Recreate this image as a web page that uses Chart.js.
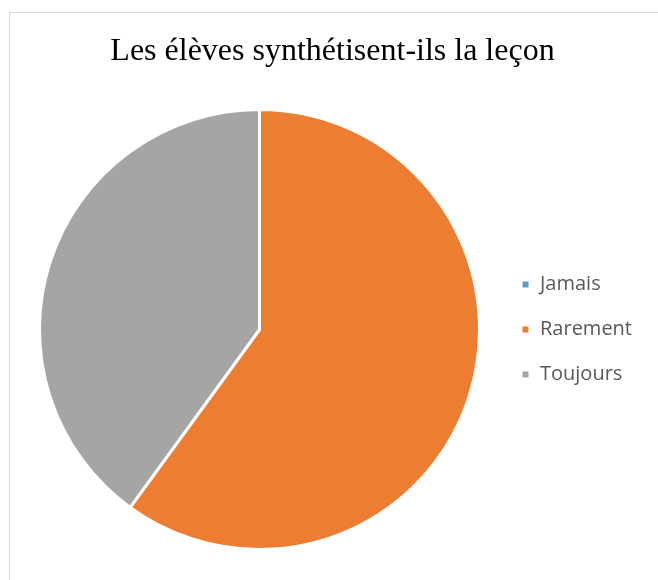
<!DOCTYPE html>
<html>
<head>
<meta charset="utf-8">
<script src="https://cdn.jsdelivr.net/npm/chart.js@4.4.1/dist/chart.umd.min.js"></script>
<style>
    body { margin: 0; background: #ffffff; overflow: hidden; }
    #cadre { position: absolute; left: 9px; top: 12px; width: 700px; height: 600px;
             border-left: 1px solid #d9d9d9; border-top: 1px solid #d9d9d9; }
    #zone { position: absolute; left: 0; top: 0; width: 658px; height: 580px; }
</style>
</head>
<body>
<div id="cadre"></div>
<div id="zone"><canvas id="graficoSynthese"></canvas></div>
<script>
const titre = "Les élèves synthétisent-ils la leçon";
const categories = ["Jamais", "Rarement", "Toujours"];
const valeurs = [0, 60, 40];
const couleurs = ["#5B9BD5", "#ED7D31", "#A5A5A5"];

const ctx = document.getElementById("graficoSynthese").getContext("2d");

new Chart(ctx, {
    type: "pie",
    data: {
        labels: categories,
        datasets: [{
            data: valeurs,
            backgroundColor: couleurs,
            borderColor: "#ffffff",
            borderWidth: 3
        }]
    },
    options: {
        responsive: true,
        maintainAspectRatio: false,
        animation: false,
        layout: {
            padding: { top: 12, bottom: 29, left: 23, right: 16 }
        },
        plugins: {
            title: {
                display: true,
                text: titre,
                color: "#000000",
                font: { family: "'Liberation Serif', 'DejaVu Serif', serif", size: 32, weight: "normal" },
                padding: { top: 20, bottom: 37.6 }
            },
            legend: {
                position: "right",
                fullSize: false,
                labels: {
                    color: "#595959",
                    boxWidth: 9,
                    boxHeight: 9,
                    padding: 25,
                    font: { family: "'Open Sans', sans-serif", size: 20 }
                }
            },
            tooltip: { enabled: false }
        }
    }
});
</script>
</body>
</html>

• • •

◆ **Direction**: Leave out the pictures and transcribe everything else exactly.

◆ **Task output**:
Recreate this image as a web page that uses Chart.js.
<!DOCTYPE html>
<html>
<head>
<meta charset="utf-8">
<script src="https://cdn.jsdelivr.net/npm/chart.js@4.4.1/dist/chart.umd.min.js"></script>
<style>
    body { margin: 0; background: #ffffff; overflow: hidden; }
    #cadre { position: absolute; left: 9px; top: 12px; width: 700px; height: 600px;
             border-left: 1px solid #d9d9d9; border-top: 1px solid #d9d9d9; }
    #zone { position: absolute; left: 0; top: 0; width: 658px; height: 580px; }
</style>
</head>
<body>
<div id="cadre"></div>
<div id="zone"><canvas id="graficoSynthese"></canvas></div>
<script>
const titre = "Les élèves synthétisent-ils la leçon";
const categories = ["Jamais", "Rarement", "Toujours"];
const valeurs = [0, 60, 40];
const couleurs = ["#5B9BD5", "#ED7D31", "#A5A5A5"];

const ctx = document.getElementById("graficoSynthese").getContext("2d");

new Chart(ctx, {
    type: "pie",
    data: {
        labels: categories,
        datasets: [{
            data: valeurs,
            backgroundColor: couleurs,
            borderColor: "#ffffff",
            borderWidth: 3
        }]
    },
    options: {
        responsive: true,
        maintainAspectRatio: false,
        animation: false,
        layout: {
            padding: { top: 12, bottom: 29, left: 23, right: 16 }
        },
        plugins: {
            title: {
                display: true,
                text: titre,
                color: "#000000",
                font: { family: "'Liberation Serif', 'DejaVu Serif', serif", size: 32, weight: "normal" },
                padding: { top: 20, bottom: 37.6 }
            },
            legend: {
                position: "right",
                fullSize: false,
                labels: {
                    color: "#595959",
                    boxWidth: 9,
                    boxHeight: 9,
                    padding: 25,
                    font: { family: "'Open Sans', sans-serif", size: 20 }
                }
            },
            tooltip: { enabled: false }
        }
    }
});
</script>
</body>
</html>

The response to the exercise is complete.